WORK REQUIRED.
Set down the data below from its first line to the line holding "masses = [38, 37, 36, 35, 34]", inclusive; omit all pictures.

DATASET SECTION.
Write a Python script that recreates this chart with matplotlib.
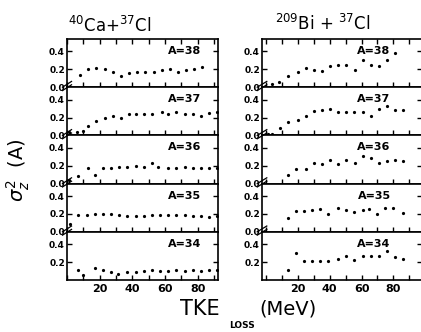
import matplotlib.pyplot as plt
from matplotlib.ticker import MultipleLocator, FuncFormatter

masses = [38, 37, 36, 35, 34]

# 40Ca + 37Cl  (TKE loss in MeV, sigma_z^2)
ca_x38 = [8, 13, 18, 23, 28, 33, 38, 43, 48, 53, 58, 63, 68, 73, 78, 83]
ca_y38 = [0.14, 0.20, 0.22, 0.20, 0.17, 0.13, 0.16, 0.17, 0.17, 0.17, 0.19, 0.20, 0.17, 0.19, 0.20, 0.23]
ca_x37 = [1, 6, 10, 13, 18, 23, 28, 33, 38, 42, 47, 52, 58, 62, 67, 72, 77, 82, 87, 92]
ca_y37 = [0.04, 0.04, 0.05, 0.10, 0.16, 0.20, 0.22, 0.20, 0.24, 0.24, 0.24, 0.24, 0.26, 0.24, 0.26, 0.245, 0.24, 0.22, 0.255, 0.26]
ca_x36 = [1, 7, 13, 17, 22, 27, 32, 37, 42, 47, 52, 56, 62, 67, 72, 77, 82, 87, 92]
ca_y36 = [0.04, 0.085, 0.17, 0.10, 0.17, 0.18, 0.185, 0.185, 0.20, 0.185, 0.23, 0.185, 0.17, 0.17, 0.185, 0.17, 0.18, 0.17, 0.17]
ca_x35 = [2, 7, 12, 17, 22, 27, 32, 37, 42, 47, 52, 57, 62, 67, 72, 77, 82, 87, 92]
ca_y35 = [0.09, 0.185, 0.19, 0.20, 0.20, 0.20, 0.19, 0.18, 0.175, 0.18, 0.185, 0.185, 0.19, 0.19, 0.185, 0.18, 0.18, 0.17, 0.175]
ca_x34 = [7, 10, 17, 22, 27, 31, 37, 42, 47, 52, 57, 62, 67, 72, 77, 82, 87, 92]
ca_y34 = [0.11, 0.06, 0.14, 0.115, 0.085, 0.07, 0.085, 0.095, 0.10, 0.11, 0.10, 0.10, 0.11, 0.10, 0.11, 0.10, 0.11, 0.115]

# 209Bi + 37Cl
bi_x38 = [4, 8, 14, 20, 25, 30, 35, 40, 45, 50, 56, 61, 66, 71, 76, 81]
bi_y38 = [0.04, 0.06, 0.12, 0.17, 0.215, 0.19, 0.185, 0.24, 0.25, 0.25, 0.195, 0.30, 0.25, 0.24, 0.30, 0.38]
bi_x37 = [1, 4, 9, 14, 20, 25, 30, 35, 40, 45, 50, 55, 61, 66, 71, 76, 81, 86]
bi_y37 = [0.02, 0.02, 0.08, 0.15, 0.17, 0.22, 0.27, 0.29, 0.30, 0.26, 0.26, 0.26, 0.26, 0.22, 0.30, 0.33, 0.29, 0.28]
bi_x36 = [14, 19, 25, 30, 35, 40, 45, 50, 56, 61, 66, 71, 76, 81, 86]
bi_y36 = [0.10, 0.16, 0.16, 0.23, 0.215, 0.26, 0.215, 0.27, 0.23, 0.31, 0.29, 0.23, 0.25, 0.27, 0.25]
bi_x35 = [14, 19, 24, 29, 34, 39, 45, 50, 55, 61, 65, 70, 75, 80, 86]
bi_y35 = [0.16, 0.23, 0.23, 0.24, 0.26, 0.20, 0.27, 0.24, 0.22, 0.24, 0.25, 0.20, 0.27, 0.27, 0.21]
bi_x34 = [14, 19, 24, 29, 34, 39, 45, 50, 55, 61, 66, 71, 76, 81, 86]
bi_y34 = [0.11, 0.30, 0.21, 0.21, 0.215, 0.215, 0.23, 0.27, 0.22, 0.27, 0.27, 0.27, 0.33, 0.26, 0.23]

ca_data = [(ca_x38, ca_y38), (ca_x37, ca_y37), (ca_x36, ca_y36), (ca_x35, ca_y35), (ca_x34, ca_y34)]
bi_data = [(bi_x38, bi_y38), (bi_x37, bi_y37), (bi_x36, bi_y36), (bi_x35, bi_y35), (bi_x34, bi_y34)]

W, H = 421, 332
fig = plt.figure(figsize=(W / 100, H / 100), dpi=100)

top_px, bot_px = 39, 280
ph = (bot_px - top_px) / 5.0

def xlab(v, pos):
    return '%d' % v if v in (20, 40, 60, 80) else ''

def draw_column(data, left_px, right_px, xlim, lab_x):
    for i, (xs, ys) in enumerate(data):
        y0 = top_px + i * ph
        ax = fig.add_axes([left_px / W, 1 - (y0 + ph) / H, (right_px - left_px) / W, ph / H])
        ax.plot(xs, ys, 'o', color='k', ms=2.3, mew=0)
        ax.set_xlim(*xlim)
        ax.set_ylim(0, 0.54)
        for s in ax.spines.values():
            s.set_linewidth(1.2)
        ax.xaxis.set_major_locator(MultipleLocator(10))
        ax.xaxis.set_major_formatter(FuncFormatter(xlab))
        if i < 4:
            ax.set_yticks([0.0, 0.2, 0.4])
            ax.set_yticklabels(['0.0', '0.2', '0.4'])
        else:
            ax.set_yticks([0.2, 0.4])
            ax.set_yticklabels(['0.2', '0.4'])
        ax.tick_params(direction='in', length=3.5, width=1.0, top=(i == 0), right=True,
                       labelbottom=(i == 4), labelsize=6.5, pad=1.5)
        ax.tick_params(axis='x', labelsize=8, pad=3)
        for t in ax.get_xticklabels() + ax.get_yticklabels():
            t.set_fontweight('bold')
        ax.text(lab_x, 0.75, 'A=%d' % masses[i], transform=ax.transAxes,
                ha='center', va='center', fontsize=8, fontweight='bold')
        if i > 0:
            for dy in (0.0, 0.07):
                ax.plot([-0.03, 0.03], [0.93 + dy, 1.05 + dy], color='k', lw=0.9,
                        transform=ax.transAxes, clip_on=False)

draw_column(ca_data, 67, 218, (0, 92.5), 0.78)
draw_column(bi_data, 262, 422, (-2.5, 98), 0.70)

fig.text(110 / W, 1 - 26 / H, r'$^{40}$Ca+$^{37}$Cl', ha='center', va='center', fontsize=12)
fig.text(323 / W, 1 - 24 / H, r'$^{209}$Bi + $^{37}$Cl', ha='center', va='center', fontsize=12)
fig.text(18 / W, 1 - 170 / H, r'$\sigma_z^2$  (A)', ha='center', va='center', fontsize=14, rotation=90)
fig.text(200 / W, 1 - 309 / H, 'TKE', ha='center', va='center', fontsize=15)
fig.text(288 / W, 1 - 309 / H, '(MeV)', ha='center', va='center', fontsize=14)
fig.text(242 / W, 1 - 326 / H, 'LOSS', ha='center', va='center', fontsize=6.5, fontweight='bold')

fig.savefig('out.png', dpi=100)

OUTPUT BELOW.
Write a Python script that recreates this chart with matplotlib.
import matplotlib.pyplot as plt
from matplotlib.ticker import MultipleLocator, FuncFormatter

masses = [38, 37, 36, 35, 34]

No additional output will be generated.